The freight train of cloud computing has left the station and is on an exponential growth tear. But just like in the cartoon strips, there might be broken tracks or a chasm ahead with emerging complexity and ensuing fragility in the public cloud. In terms of cloud computing, should enterprises enjoy the fast paced ride, or think cautiously about what lies ahead?

Cloud computing makes sense for companies seeking to deploy IT solutions faster and more flexibly on a pay-as-you go basis. However, it’s not all upside for cloud computing as complexity in cloud environments (especially public) increase, there’s also potential for catastrophic failure within systems.  And while IT and business users should expect occasional downtime, as public cloud complexity rises there’s also potential risks for much worse.
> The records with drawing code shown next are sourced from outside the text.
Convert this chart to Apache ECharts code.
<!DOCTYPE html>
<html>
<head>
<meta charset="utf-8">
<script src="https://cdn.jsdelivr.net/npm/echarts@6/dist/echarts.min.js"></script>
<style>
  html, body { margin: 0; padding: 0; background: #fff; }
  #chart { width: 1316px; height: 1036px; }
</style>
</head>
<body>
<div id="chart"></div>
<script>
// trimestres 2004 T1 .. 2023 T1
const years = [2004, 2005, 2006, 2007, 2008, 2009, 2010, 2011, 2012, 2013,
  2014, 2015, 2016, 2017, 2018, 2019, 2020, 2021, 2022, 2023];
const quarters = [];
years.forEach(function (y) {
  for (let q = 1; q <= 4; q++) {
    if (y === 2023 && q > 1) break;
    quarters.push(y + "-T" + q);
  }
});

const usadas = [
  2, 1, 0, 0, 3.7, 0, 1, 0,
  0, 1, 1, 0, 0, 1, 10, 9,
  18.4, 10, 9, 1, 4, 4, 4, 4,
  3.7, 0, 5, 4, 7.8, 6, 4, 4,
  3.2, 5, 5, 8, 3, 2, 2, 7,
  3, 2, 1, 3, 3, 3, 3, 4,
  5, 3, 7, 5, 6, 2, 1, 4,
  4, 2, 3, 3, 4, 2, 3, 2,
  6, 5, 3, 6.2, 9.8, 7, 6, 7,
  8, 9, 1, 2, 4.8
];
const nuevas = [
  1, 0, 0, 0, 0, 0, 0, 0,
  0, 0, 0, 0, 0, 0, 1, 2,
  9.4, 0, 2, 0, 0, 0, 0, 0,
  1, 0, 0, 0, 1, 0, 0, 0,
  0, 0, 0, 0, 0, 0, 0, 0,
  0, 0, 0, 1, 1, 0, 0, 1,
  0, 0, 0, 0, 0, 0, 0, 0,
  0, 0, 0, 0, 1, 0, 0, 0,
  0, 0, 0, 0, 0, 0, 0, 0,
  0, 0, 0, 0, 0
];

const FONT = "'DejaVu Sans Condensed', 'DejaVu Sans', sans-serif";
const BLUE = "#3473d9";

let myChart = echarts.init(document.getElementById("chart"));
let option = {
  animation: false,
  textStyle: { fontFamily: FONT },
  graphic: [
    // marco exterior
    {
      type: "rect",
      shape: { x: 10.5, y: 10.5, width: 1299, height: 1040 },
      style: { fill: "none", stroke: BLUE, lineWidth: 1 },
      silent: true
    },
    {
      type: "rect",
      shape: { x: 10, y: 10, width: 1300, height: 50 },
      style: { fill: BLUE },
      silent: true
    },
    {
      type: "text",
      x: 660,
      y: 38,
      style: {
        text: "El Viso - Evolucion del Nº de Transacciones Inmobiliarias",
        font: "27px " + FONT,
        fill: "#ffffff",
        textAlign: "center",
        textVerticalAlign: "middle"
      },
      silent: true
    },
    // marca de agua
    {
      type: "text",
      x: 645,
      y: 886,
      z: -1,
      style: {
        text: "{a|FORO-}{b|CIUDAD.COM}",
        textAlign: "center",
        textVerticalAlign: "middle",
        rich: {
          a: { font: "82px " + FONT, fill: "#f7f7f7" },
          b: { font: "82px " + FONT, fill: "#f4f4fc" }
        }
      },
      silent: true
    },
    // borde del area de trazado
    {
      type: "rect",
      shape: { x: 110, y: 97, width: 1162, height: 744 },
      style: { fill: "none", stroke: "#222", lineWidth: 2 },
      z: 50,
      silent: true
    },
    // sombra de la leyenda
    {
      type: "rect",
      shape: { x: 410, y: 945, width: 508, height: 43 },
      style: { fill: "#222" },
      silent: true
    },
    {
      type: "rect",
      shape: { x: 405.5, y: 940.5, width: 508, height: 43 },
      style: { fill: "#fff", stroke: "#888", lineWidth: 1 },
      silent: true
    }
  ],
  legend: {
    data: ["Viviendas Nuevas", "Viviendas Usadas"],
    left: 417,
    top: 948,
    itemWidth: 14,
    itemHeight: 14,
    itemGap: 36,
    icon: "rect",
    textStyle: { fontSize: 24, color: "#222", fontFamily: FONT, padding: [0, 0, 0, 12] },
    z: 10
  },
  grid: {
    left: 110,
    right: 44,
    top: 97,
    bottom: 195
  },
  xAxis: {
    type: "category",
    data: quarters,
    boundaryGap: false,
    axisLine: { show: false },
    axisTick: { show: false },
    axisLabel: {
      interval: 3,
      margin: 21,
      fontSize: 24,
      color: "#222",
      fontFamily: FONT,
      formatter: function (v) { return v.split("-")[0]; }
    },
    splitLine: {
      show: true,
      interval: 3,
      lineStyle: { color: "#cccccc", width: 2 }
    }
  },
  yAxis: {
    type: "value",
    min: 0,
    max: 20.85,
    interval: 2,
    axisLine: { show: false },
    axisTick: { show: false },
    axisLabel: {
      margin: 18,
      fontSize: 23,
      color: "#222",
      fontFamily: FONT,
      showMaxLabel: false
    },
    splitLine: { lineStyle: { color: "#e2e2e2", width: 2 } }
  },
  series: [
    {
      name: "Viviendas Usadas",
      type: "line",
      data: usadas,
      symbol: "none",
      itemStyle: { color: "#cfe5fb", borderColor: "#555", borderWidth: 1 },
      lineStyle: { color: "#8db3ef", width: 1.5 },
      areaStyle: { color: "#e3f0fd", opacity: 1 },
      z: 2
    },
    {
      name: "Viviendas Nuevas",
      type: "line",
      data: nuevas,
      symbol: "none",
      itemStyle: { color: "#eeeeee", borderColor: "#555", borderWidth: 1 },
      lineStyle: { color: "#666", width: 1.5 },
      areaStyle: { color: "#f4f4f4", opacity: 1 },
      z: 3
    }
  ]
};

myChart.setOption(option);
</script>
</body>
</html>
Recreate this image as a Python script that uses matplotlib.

Previous columns have examined architectures and technological complexities of cloud computing environments. We’ve also examined how the moving pieces in cloud computing are often interdependent and tightly coupled where failure in one component can affect the performance of others. We have also seen how it’s wise to not assume large cloud providers offer a safer choice in terms of keeping data secure, and protected from loss.

As cloud environments inevitably experience technological advances, increased multi-tenancy, colossal system sizes, tight coupling of processes and components, and myriad IT personnel decisions (and errors) these systems will grow more risky to the point where system accidents will become commonplace. 

Charles Perrow, author of “Normal Accidents”, says of such environments; “Given (these system) characteristics, multiple and unexpected interactions of failures are inevitable. This is an expression of an integral characteristic of the system, not a statement of frequency.”

Solutions then to these challenges then include adding more redundancy and buffers for components and processes and also additional data protections (i.e. backups on and offsite) to prevent temporary or worse – complete data loss. It should also be a goal to lessen the chances of failure through better training of personnel managing such systems and disaster planning with the expectation that system failure isn’t just possible, it’s very likely.

Public clouds are extremely beneficial to many organizations–allowing them to obtain compute and storage resources with just a few clicks and a credit card.  However, there are certainly risks and other considerations (e.g. operations, data, security, privacy, legal) as well–and these should not be overlooked.

Perrow reminds us that great events have small beginnings. With data as the lifeblood of an organization, it’s good to enjoy all the benefits that cloud computing brings, however it’s also wise to pay attention to the little details and dependencies that could turn a small hiccup into a severe case of heartburn.